Perlin's general line of argument is in consonance with Lakoff's -- that is, basic categories shimmer, shift, change as needs change -- they are humanly created, not Created, not Platonic. Perlin offers a specific consideration of wheat as it was grown and developed for markets and a gloss on Darwin as he was co-opted by the human-led speciation (not out-there Nature). Darwin struggled with the language for developing species -- he wanted species as found in (capital N) Nature, but ran into difficulties when he got his examples from humanly-organized banks and breeders. (Perlin wouldn't say this, but to look at the problem in my own terms, something obstinate stands at the back of the shifting terms, holding together the edges of meaning. God keeps cropping up, even when badly reflected upon as He is by human creator-cultivars.)
4) The Portuguese and Dutch in Asian Maritime Trade: a comparative
Prakash compares the Portuguese, who set up their trade through state
concessions, with the Dutch, who created goods networks. The
Portuguese crown declared a monopoly on the newly-discovered sea routes
(there's a strangely familiar leap of imagination) and then sold concessions
-- the rights to trade in pepper, cloves, nutmeg, mace and cinammon.

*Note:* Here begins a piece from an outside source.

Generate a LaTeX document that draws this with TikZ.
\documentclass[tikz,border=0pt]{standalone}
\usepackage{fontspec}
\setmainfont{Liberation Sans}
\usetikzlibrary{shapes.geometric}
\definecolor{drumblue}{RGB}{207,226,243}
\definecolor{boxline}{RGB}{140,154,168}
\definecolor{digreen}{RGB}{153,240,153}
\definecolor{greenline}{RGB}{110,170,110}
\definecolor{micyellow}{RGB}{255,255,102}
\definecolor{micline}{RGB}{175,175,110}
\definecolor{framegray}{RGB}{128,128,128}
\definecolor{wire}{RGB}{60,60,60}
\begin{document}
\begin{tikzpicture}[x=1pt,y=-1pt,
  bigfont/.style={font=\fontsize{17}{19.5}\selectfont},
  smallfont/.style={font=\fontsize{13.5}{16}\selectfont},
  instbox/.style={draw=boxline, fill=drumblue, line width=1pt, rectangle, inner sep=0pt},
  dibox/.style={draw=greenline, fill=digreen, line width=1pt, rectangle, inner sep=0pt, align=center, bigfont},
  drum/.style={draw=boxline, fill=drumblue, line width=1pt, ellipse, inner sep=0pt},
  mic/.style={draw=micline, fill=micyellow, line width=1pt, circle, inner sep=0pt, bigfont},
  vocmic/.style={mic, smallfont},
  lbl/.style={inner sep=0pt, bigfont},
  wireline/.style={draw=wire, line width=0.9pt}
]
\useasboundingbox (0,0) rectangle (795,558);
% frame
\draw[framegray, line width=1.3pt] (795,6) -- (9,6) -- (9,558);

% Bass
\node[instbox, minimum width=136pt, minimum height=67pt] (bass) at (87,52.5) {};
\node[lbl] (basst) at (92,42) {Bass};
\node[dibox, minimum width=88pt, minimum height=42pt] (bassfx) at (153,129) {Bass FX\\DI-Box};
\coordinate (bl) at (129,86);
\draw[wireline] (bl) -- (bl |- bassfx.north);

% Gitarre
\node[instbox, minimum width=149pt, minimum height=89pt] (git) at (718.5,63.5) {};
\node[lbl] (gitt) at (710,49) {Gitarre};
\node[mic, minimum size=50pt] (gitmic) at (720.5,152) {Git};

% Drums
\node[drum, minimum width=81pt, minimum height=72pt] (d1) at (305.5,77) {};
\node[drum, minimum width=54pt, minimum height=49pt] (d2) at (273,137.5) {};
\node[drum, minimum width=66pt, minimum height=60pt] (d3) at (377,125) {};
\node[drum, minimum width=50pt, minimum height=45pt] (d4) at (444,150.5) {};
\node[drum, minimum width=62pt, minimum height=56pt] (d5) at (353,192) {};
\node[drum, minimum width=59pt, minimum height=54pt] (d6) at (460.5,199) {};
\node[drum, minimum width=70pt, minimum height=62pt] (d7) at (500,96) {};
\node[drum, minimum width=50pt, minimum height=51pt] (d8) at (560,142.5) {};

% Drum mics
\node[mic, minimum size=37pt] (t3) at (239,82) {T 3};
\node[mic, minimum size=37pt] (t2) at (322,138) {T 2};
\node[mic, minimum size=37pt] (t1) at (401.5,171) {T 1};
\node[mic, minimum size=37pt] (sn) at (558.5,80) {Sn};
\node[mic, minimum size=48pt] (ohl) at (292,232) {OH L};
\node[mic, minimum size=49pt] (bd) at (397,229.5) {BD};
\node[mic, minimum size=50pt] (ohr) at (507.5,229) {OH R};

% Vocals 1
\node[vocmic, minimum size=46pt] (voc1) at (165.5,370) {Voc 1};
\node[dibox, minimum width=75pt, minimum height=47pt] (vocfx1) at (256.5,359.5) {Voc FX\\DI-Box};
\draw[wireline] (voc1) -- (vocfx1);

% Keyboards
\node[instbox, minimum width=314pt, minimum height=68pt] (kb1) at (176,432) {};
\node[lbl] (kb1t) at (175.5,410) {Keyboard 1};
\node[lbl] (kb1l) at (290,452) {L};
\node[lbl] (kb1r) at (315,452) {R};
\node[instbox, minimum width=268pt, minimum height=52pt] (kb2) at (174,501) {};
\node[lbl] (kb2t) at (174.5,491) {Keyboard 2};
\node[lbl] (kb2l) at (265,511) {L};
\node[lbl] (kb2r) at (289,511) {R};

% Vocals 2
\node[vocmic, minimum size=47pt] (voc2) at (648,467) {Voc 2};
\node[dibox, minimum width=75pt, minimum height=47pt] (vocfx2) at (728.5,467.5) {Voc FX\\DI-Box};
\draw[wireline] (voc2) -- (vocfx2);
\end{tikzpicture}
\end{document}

Indian Tamil merchants were partners, helping the Portuguese gain entrance
at Malacca, which they used as a center of operations. The Dutch East India
company was simply a different animal. It focused on country trade,
on eliminating rivals, on controlling costs and cargo amounts, and on linking
one port to another by profitable trades within Asia itself. Hopscotching
across the region, they derived their resources for trade in Asia from
Asia itself. Critical were sources of metal, which they found in
the Philippines, Japan and China. Prakash concludes "[t]he above analysis
suggests that the two key factors that enabled the Dutch to achieve their
enviable position were the near-monopsony privilege in spices other than
pepper, and more importantly, the exclusive trade with Japan. The spice
monopsony entailed an extraordinarily high rate of return on spices, besides
providing the Company with a staple item of trade in demand all over Asia."
(186-87) And silver in Japan was cheaper than silver in Europe. Trouble
with obtaining Japanese silver meant trouble with trade overall, and Dutch
trade declined through the 18th century.